The next evolution was to address scalability, flexibility and stability of the infrastructure. Although they were running dozens of physical hardware devices, including F5 VIPRIONS, the majority of applications were flowing through just two: one for external traffic from the Internet and another for internal traffic.
That resulted in large group sizes, which represented a bigger risk to the organization in the event of a failure. “If one of those devices went down, it essentially impacted every product and every customer,” says Todd.
At the same time, CSG’s applications were starting to move into the company’s private cloud as well as the public clouds, but the system had limited ability in terms of expanding into those environments—and it didn’t allow for migration to AWS.
Virtualization was instrumental in tackling these issues as well. Having infrastructure-as-code in iApps provided the flexibility to reduce the overall failure group size, and thereby establish more application-specific load balancing. It also opened the door to ultimately evolve into the public cloud when needed.
“We had an outage recently and it impacted one product,” Morrison says. “A little over a year ago it would have affected all the products. With more instances broken out into smaller groups, we also have the ability to fail over if we need to, and that blast radius is very small. So the investment in stability has already resulted in some good news for our internal and external customers.”
CSG gained further operational flexibility and cost savings by moving from F5 BIG-IP Virtual Editions to a new F5 enterprise licensing agreement (ELA).
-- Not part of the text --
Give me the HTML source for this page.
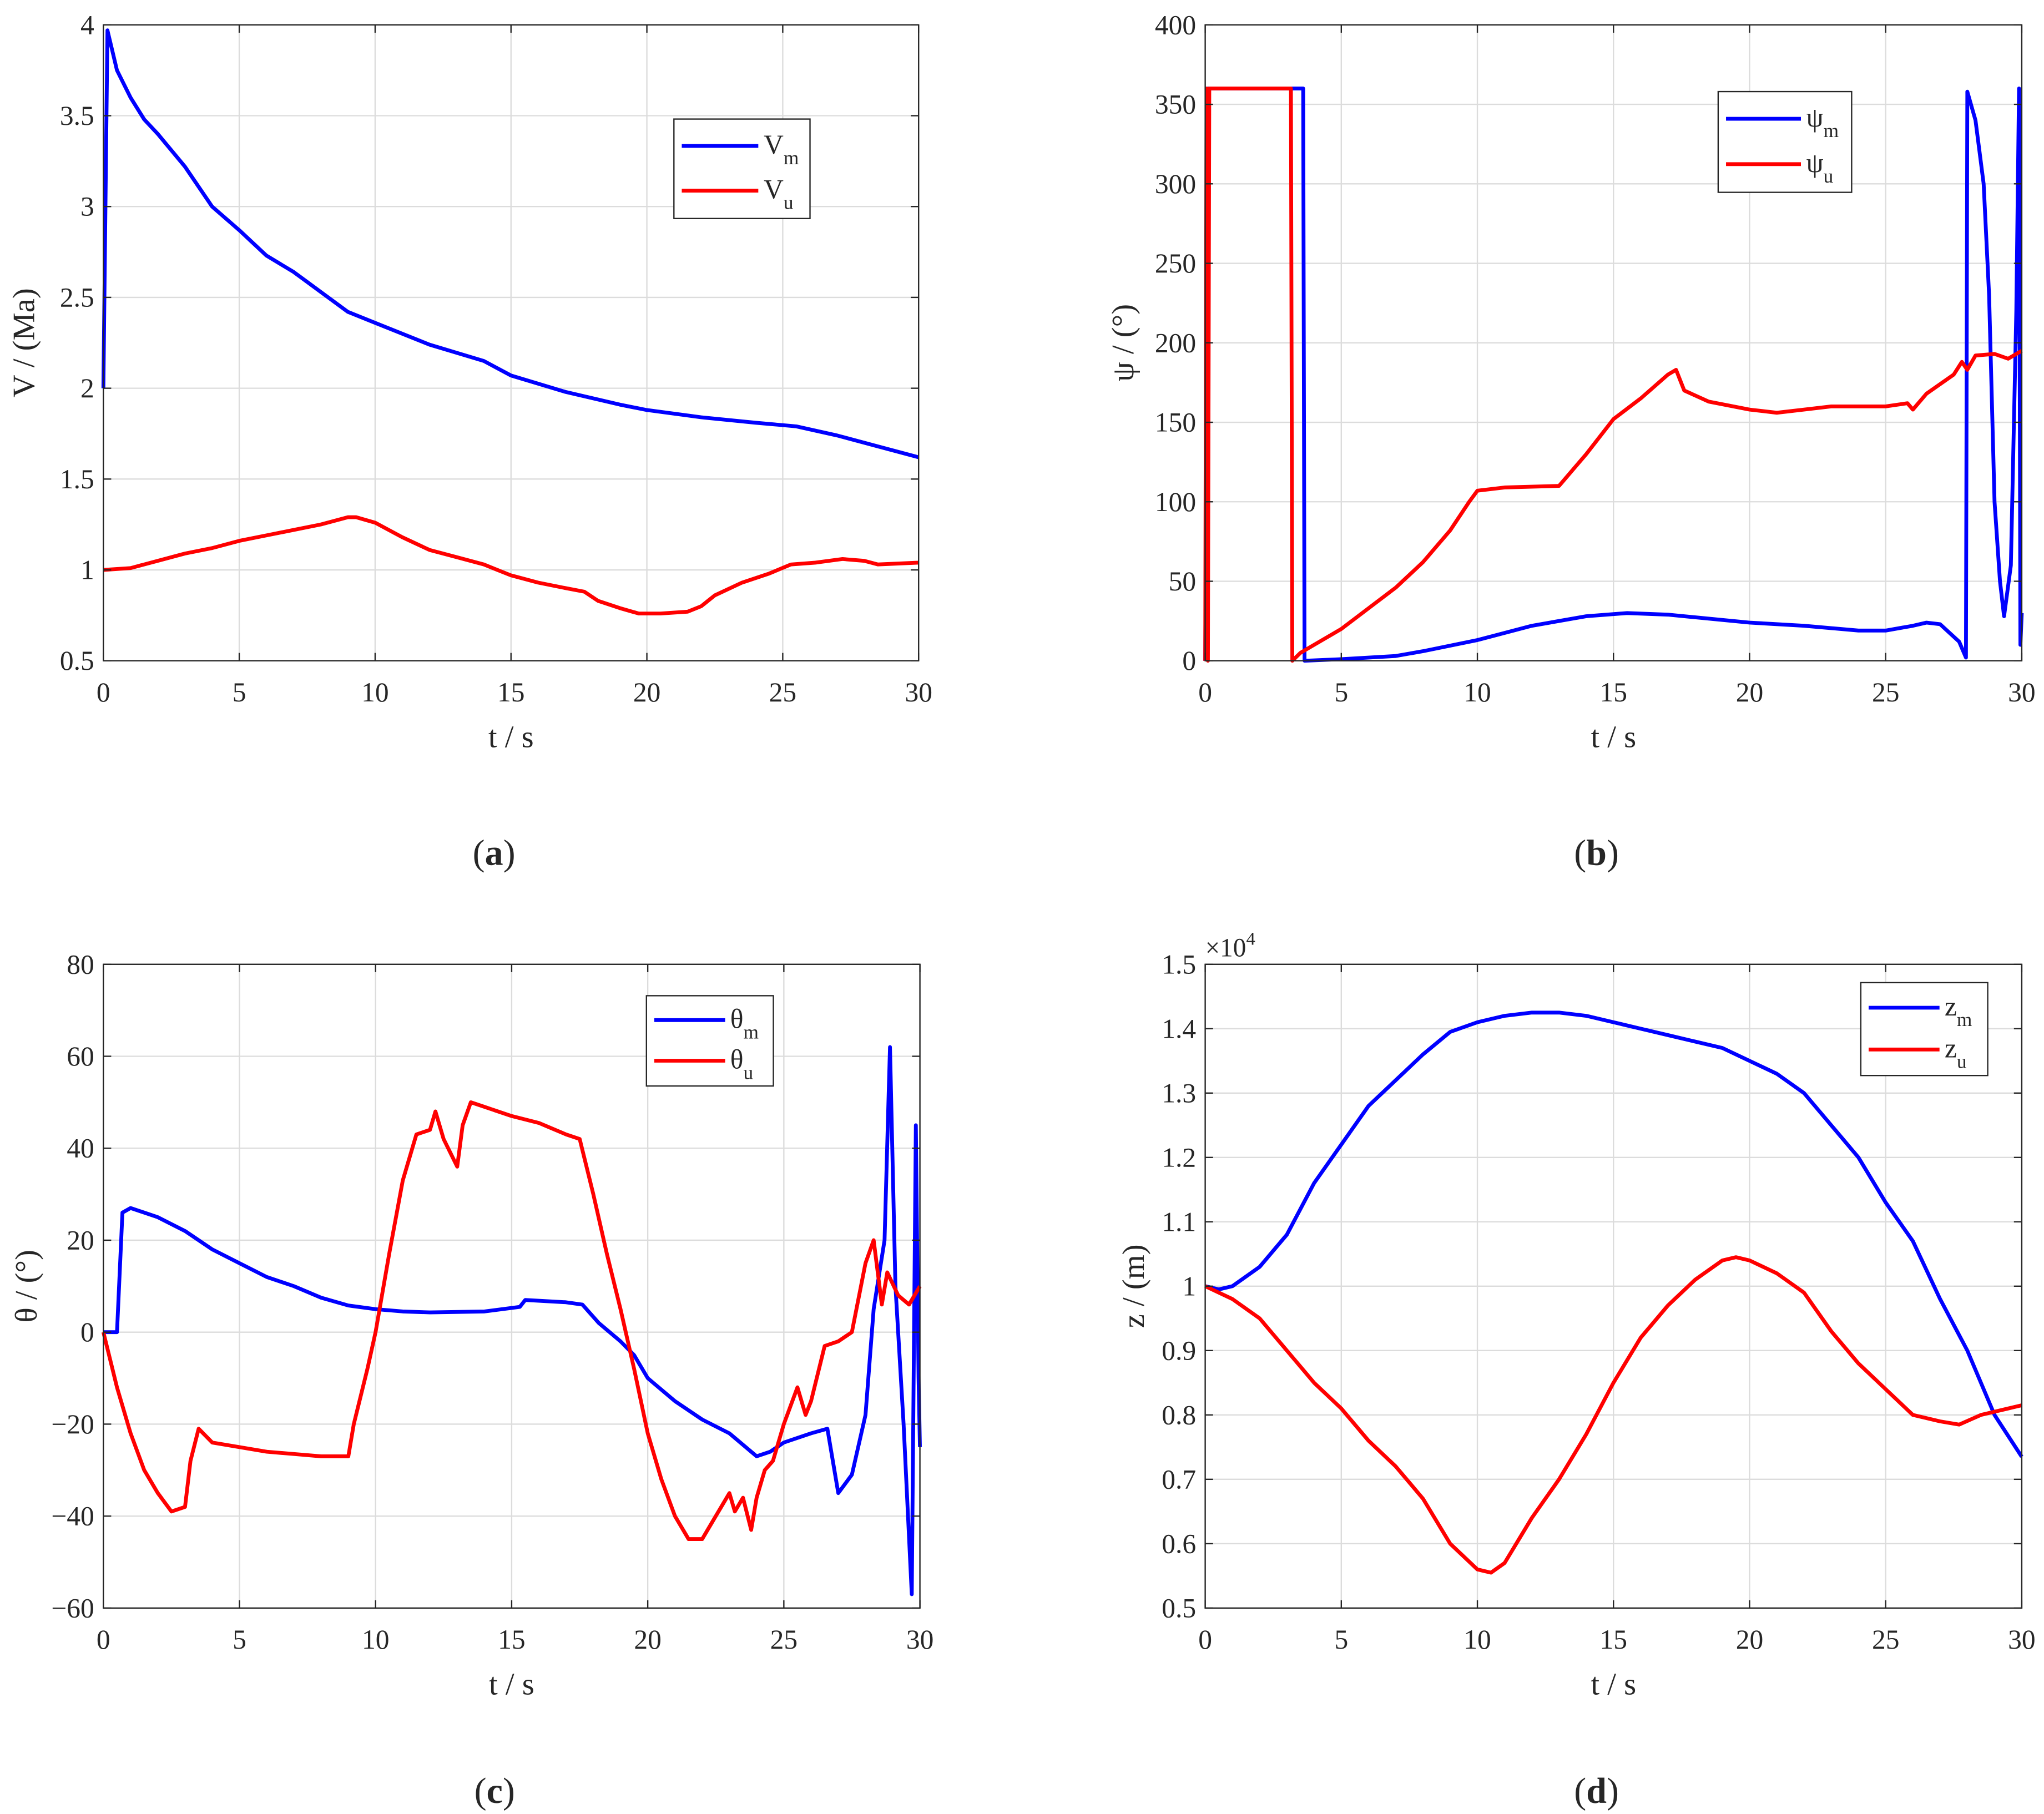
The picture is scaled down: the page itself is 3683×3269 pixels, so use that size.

Formerly the group functioned primarily within one datacenter at the company’s Omaha headquarters. Their disaster recovery solution consisted of simply standing up its services in a third-party data center if events necessitated it.
When the team built out a second data center a couple years ago, they were positioned to explore high availability across those data centers, but their former licensing agreement and physical hardware limited their options. With fixed hardware, the company faced challenges with scalability, availability, and the ability to expand into public cloud.
“Moving to an F5 enterprise license agreement and the virtual solution gave us the freedom to stand up what we want, when we want and add that second data center,” says Todd. “And it’s given us the freedom to explore and be very responsive to our internal customers’ needs.”
Today the team has more flexibility to evolve and achieve high availability for various services.
Having modernized their environment, CSG’s Operations Engineering team now has room to plan for the future. The team wants to tap further into F5 capabilities for security, put together reference architectures for using BIG-IP and Amazon Web Services (AWS), and bring in new capabilities with NGINX. And with an ELA, the company has been able to shift existing budget to new architectures and feature sets.
Morrison is also working with CSG’s product owners on a new roadmap to build on what they’ve accomplished so far, improving system monitoring and alerting, adding new monitors, and developing a center of excellence model for application delivery.
From a big-picture standpoint, she says, it's a nice place to be. At this point the team has realized almost every project from its original five-year vision. With the partnerships, self-service functionality and configurations they’ve built, all that’s left is to hand over more ownership of apps to the app teams themselves.
“For the first time we're saying, what do we do next?” she says. “We've made so much progress that we’re no longer digging ourselves out. Now it’s a matter of being proactive and building on the solid foundation we’ve established.”